3) Johnny Lizzard & the Gizzards

Johnny Lizzard has been serving up helpings of southern fried goth rock for the past twenty years, and like Pappy's moonshine, he just gets better with age. Like a stick of dynamite baked into a hushpuppy, Lizzard wraps uptempo twelve-bar blues and boogie music around a solid core of INNER FURY on classics like "Mordant Shotgun Anguish" and "The Ballad of Desdemona & Satanica."

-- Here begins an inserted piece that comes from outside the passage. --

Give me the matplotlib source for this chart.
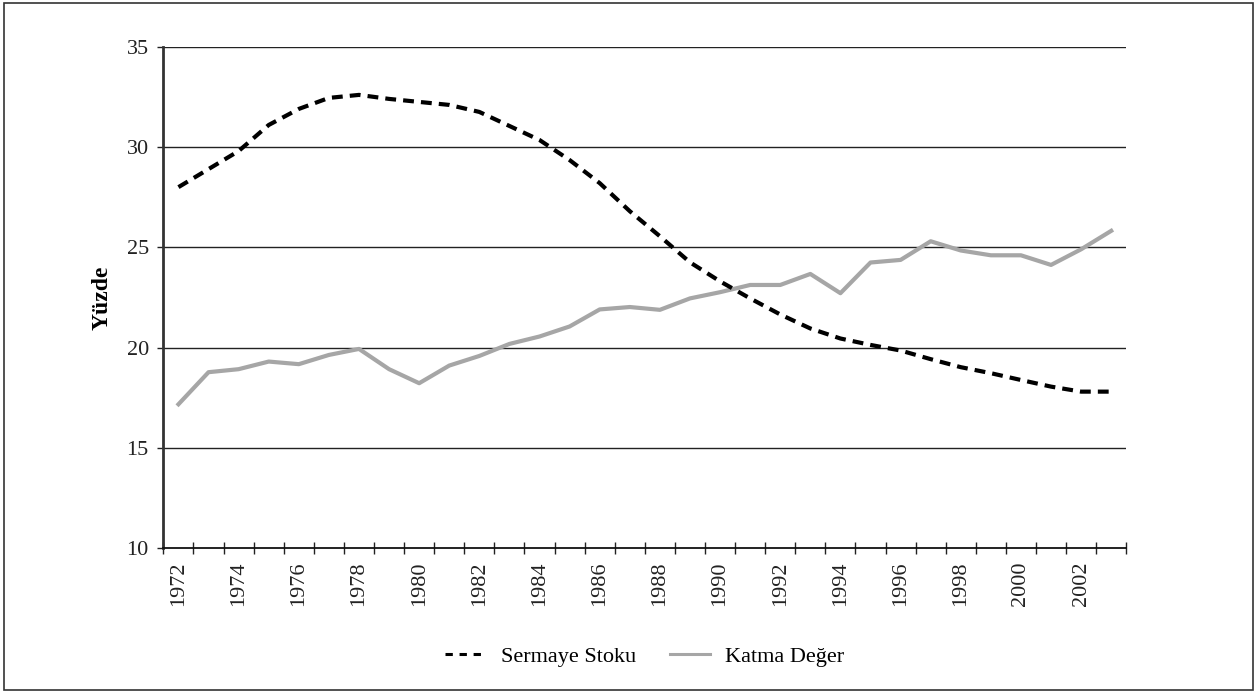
import matplotlib
matplotlib.use("Agg")
import matplotlib.pyplot as plt
from matplotlib.patches import Rectangle

plt.rcParams['font.family'] = ['Liberation Serif', 'DejaVu Serif']

years = list(range(1972, 2004))

# Sermaye Stoku (%), dashed black
sermaye_stoku = [28.0, 28.9, 29.8, 31.1, 31.9, 32.45, 32.6, 32.4, 32.25, 32.1,
                 31.75, 31.05, 30.35, 29.35, 28.2, 26.8, 25.55, 24.25, 23.3, 22.45,
                 21.65, 20.95, 20.45, 20.13, 19.85, 19.42, 19.02, 18.72, 18.38, 18.05,
                 17.8, 17.8]

# Katma Değer (%), solid grey
katma_deger = [17.17, 18.77, 18.92, 19.3, 19.17, 19.63, 19.93, 18.92, 18.22, 19.1,
               19.58, 20.18, 20.55, 21.05, 21.9, 22.02, 21.88, 22.45, 22.76, 23.12,
               23.12, 23.67, 22.71, 24.24, 24.37, 25.3, 24.84, 24.6, 24.6, 24.12,
               24.9, 25.82]

y_ticks = [10, 15, 20, 25, 30, 35]
fs = 16

fig = plt.figure(figsize=(12.57, 6.93), dpi=100)
ax = fig.add_axes([0.130, 0.2092, 0.766, 0.7233])

# frame around the whole figure
fig.patches.append(Rectangle((0.0035, 0.004), 0.993, 0.991, transform=fig.transFigure,
                             fill=False, edgecolor='#333333', linewidth=1.2))

for v in y_ticks[1:]:
    ax.axhline(v, color='#222222', linewidth=1.0, zorder=1)

ax.plot(years, sermaye_stoku, color='black', linewidth=3.0, dashes=(2.6, 1.7),
        label='Sermaye Stoku', zorder=3)
ax.plot(years, katma_deger, color='#a6a6a6', linewidth=3.0,
        label='Katma Değer', zorder=2)

ax.set_xlim(years[0] - 0.5, years[-1] + 0.5)
ax.set_ylim(10, 35)

ax.set_yticks(y_ticks)
ax.set_yticklabels([str(v) for v in y_ticks], fontsize=fs)
ax.tick_params(axis='y', direction='out', length=4.5, width=1.0, pad=6, colors='#222222')

ax.set_xticks(years[::2])
ax.set_xticklabels([str(y) for y in years[::2]], rotation=90, fontsize=fs)
ax.set_xticks([y - 0.5 for y in years] + [years[-1] + 0.5], minor=True)
ax.tick_params(axis='x', which='major', length=0, pad=10, colors='#222222')
ax.tick_params(axis='x', which='minor', direction='inout', length=8, width=1.0, color='#222222')

for side in ['top', 'right']:
    ax.spines[side].set_visible(False)
ax.spines['left'].set_color('#333333')
ax.spines['left'].set_linewidth(2.0)
ax.spines['bottom'].set_color('#111111')
ax.spines['bottom'].set_linewidth(1.3)

ax.set_ylabel('Yüzde', fontsize=17, fontweight='bold', labelpad=10)

leg = fig.legend(loc='center', bbox_to_anchor=(0.513, 0.053), ncol=2, frameon=False,
                 fontsize=fs, handlelength=1.8, columnspacing=1.5, handletextpad=0.7)
for line in leg.get_lines():
    line.set_linewidth(2.2)
leg.get_lines()[0].set_dashes((2.4, 2.2))

fig.savefig('out.png', dpi=100, facecolor='white')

The current lineup of the Gizzards, featuring deathgrass mainstays Oblio Deathshead on upright bass and Bessy-Anne Borden on washboard, is perhaps the strongest since their breakthrough album, 1992's inexplicably titled It Don't Mean A Thang If It Ain't Got That Twang. If pomade, motorcycle jackets and dark mascara are your accessories of choice, you owe it to yourself to give Johnny Lizzard & the Gizzards a spin.



2) Stone Prophet

Stone Prophet proves what funeral doom metal fans have known all along: "slow" can be a synonym for "brutal." Since the release of their debut album Minions of Set, lead singer Marakabarrha and the rest of Stone Prophet have been experimenting with a progressively slower, more stripped down sound. Don't think for a minute the slower tempos and ambient influences have mellowed the band, though; they remain as harsh and uncompromisingly loud as ever.

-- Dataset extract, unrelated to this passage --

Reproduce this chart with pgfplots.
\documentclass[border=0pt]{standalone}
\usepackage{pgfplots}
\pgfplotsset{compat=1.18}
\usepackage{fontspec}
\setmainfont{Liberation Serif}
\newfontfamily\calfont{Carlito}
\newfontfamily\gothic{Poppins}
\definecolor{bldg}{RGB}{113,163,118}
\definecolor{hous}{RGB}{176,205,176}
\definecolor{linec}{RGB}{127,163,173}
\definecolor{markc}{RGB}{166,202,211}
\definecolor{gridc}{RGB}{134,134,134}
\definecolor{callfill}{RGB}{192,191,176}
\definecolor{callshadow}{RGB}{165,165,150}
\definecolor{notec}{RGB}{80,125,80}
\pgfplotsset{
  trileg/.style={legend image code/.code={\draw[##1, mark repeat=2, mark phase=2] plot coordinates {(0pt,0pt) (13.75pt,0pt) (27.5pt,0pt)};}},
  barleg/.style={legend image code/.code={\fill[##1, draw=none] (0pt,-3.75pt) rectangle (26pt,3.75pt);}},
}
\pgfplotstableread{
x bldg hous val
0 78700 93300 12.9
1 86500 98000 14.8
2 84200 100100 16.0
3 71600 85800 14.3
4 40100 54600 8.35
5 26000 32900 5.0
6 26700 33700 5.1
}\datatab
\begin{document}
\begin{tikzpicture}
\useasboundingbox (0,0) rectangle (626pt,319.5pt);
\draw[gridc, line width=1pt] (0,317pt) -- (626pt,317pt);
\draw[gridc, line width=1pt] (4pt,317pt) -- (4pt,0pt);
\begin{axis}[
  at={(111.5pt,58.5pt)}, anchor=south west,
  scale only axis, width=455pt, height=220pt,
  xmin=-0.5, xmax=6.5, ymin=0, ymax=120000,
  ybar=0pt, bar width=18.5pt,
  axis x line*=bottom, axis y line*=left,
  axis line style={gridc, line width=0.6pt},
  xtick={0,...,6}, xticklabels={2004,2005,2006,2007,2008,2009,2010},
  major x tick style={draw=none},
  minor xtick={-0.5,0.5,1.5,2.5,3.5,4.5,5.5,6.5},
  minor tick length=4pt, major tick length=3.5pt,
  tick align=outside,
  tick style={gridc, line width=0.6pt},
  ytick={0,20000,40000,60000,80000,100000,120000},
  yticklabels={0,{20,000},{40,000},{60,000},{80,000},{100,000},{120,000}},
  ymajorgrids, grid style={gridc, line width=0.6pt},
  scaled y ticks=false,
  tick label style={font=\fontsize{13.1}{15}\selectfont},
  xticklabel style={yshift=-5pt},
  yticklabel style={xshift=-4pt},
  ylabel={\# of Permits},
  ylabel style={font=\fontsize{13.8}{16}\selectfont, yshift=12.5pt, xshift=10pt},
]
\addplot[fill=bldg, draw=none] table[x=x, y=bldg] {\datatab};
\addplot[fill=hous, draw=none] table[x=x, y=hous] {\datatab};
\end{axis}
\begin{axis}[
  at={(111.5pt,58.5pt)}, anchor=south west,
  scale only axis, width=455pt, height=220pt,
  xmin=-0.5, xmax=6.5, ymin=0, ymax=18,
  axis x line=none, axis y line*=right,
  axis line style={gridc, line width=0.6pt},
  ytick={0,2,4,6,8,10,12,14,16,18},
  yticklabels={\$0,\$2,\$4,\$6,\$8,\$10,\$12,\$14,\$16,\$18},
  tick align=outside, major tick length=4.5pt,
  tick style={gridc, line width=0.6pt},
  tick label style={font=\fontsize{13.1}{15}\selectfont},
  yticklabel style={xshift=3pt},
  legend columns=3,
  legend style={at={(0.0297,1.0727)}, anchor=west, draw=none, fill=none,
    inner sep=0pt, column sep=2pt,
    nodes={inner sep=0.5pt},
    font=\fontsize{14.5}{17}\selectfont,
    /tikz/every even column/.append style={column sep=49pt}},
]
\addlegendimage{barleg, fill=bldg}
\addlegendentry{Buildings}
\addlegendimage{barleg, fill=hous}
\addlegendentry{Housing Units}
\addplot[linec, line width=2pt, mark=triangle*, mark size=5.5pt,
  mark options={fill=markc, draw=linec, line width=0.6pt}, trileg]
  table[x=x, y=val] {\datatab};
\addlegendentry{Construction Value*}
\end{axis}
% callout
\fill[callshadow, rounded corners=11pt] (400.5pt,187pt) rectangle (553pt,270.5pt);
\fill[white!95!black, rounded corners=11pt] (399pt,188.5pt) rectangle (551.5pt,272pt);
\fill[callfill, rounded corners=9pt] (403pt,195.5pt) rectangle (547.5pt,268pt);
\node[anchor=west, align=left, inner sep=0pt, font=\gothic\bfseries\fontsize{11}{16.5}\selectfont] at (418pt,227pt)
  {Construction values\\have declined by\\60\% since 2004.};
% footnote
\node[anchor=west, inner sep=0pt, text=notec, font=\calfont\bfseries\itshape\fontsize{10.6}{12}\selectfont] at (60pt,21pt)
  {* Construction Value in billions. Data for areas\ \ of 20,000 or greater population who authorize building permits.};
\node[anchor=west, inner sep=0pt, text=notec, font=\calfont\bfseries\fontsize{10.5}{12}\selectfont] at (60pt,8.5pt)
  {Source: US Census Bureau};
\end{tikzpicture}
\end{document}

While the lyrics of Stone Prophet's earlier albums dealt mainly with the Set/Horus mythology, their latest work, Nut Descending, deals largely with the goddess Nut. It features some of Mulhorandi Sabr's most chilling, sombre drumming, often juxtaposed with the strumming of an oud and Marakabarrha's murderous growling vocals. As an added bonus, the CD features a remix of "Book of the Dead" by hard German techno artist TUR-bro.



1) Apothecary

Without a doubt, Apothecary is the greatest metal band in the world. If you disagree, Sythious Damned will burst through your wall atop a fire breathing manticore and obliterate your very soul with a furious sweep picked minor arpeggio while Doomthor disintegrates the foundations of your house with his laser sharp hyperblast drumming.

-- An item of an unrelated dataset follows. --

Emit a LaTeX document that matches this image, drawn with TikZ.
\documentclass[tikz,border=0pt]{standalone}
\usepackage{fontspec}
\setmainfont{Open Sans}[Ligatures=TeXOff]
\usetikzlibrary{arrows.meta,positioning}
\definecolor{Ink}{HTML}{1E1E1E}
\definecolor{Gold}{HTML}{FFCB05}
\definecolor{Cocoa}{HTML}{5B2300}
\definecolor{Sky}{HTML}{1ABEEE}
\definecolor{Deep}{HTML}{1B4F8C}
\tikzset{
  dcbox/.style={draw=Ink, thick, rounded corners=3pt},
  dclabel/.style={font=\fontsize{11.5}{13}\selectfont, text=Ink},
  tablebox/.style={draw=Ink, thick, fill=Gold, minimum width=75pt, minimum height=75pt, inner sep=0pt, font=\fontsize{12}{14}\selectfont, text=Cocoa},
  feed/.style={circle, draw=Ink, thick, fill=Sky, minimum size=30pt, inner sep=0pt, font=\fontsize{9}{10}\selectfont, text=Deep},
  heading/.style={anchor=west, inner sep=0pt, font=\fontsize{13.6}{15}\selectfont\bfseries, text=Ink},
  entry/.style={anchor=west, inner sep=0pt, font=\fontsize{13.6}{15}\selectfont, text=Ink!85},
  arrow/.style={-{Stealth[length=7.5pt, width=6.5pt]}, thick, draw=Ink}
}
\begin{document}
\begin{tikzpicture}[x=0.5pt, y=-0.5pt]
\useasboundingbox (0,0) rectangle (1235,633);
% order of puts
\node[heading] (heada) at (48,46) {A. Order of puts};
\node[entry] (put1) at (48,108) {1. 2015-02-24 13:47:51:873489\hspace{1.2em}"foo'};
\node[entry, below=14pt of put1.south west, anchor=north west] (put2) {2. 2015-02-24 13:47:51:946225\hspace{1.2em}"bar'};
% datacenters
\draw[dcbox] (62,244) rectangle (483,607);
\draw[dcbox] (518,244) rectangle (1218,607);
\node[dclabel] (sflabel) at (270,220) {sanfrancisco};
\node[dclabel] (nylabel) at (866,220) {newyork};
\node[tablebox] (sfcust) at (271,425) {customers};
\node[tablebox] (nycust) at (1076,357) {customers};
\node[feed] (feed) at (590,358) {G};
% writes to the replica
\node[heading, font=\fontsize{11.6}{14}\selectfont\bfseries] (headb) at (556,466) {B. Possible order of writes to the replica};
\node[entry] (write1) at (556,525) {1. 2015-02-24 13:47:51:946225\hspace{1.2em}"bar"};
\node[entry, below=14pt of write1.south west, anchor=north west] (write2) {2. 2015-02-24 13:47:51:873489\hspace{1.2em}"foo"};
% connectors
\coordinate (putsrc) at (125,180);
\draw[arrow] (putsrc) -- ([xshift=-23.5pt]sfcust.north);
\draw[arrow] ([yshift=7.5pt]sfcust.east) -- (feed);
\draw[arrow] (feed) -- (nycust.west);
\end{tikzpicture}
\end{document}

From their debut album Glory of the Damned, to their triple-platinum selling Alchemy of Disaster, to their current chart topping Furious Blasphemy Redounding, Apothecary has spanned every conceivable genre and style of metal with ease, from symphonic neo-classical metal to epic power metal, and influenced countless other bands along the way. This, of course, has had some unforeseen consequences, such as their accidental invention of rap metal following the release of their 1990 hit "Fear of a Sorcerous Planet." Still, in the annals of metal there is no band more important, influential, or evil than Apothecary.

Quite simply, if you don't have at least one Apothecary album, you should just throw out every heavy metal CD you own.